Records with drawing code
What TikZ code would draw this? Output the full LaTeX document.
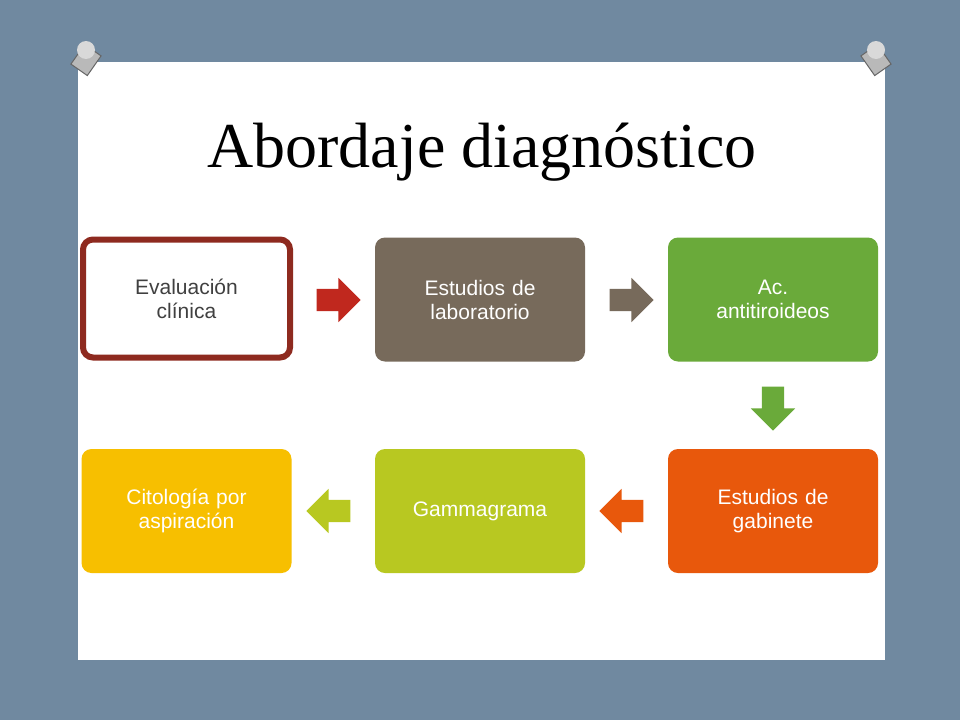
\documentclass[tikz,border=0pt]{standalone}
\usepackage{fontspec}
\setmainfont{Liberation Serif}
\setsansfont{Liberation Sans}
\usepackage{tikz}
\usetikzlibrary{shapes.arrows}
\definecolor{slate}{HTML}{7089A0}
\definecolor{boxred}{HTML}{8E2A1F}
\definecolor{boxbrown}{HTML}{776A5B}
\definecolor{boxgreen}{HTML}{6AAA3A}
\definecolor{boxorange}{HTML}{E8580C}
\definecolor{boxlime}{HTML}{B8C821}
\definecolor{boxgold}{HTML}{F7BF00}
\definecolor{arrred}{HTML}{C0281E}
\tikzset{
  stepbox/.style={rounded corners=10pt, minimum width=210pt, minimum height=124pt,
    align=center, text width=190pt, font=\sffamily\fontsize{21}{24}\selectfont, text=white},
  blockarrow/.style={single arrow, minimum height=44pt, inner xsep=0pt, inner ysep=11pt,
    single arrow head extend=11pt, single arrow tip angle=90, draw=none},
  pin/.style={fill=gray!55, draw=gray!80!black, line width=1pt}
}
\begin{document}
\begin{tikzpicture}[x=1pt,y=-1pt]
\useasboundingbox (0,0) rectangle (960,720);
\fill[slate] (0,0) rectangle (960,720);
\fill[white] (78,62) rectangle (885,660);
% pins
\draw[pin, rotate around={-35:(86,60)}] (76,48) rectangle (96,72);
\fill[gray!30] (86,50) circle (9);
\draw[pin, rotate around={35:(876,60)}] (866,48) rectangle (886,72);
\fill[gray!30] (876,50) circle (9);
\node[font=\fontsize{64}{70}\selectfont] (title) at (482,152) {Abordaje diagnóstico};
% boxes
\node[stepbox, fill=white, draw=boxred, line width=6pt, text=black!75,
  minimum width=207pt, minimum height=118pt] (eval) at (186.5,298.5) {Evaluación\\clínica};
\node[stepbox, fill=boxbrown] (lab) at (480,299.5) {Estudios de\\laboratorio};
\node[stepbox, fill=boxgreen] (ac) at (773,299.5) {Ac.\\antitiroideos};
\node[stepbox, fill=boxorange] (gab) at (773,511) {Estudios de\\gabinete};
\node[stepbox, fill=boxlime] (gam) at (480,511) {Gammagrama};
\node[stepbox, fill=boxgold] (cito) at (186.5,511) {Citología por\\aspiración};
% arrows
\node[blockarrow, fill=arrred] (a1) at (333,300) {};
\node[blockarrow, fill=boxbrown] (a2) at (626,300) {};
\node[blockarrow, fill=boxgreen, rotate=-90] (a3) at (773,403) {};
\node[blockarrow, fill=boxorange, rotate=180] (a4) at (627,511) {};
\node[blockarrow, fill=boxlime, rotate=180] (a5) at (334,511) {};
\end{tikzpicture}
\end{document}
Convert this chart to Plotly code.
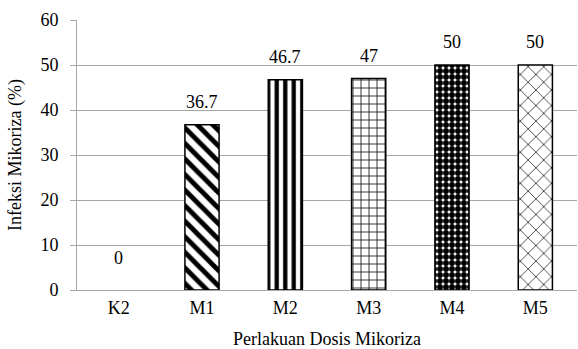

*THE TASK*
Return the records exactly. Don't carry the pictures over.

*SOLUTION*
What TikZ code would draw this? Output the full LaTeX document.
\documentclass[tikz,border=0pt]{standalone}
\usepackage{fontspec}
\setmainfont{Liberation Serif}
\setsansfont{Liberation Sans}
\usepackage{tikz}
\usetikzlibrary{shapes.arrows}
\definecolor{slate}{HTML}{7089A0}
\definecolor{boxred}{HTML}{8E2A1F}
\definecolor{boxbrown}{HTML}{776A5B}
\definecolor{boxgreen}{HTML}{6AAA3A}
\definecolor{boxorange}{HTML}{E8580C}
\definecolor{boxlime}{HTML}{B8C821}
\definecolor{boxgold}{HTML}{F7BF00}
\definecolor{arrred}{HTML}{C0281E}
\tikzset{
  stepbox/.style={rounded corners=10pt, minimum width=210pt, minimum height=124pt,
    align=center, text width=190pt, font=\sffamily\fontsize{21}{24}\selectfont, text=white},
  blockarrow/.style={single arrow, minimum height=44pt, inner xsep=0pt, inner ysep=11pt,
    single arrow head extend=11pt, single arrow tip angle=90, draw=none},
  pin/.style={fill=gray!55, draw=gray!80!black, line width=1pt}
}
\begin{document}
\begin{tikzpicture}[x=1pt,y=-1pt]
\useasboundingbox (0,0) rectangle (960,720);
\fill[slate] (0,0) rectangle (960,720);
\fill[white] (78,62) rectangle (885,660);
% pins
\draw[pin, rotate around={-35:(86,60)}] (76,48) rectangle (96,72);
\fill[gray!30] (86,50) circle (9);
\draw[pin, rotate around={35:(876,60)}] (866,48) rectangle (886,72);
\fill[gray!30] (876,50) circle (9);
\node[font=\fontsize{64}{70}\selectfont] (title) at (482,152) {Abordaje diagnóstico};
% boxes
\node[stepbox, fill=white, draw=boxred, line width=6pt, text=black!75,
  minimum width=207pt, minimum height=118pt] (eval) at (186.5,298.5) {Evaluación\\clínica};
\node[stepbox, fill=boxbrown] (lab) at (480,299.5) {Estudios de\\laboratorio};
\node[stepbox, fill=boxgreen] (ac) at (773,299.5) {Ac.\\antitiroideos};
\node[stepbox, fill=boxorange] (gab) at (773,511) {Estudios de\\gabinete};
\node[stepbox, fill=boxlime] (gam) at (480,511) {Gammagrama};
\node[stepbox, fill=boxgold] (cito) at (186.5,511) {Citología por\\aspiración};
% arrows
\node[blockarrow, fill=arrred] (a1) at (333,300) {};
\node[blockarrow, fill=boxbrown] (a2) at (626,300) {};
\node[blockarrow, fill=boxgreen, rotate=-90] (a3) at (773,403) {};
\node[blockarrow, fill=boxorange, rotate=180] (a4) at (627,511) {};
\node[blockarrow, fill=boxlime, rotate=180] (a5) at (334,511) {};
\end{tikzpicture}
\end{document}
Convert this chart to Plotly code.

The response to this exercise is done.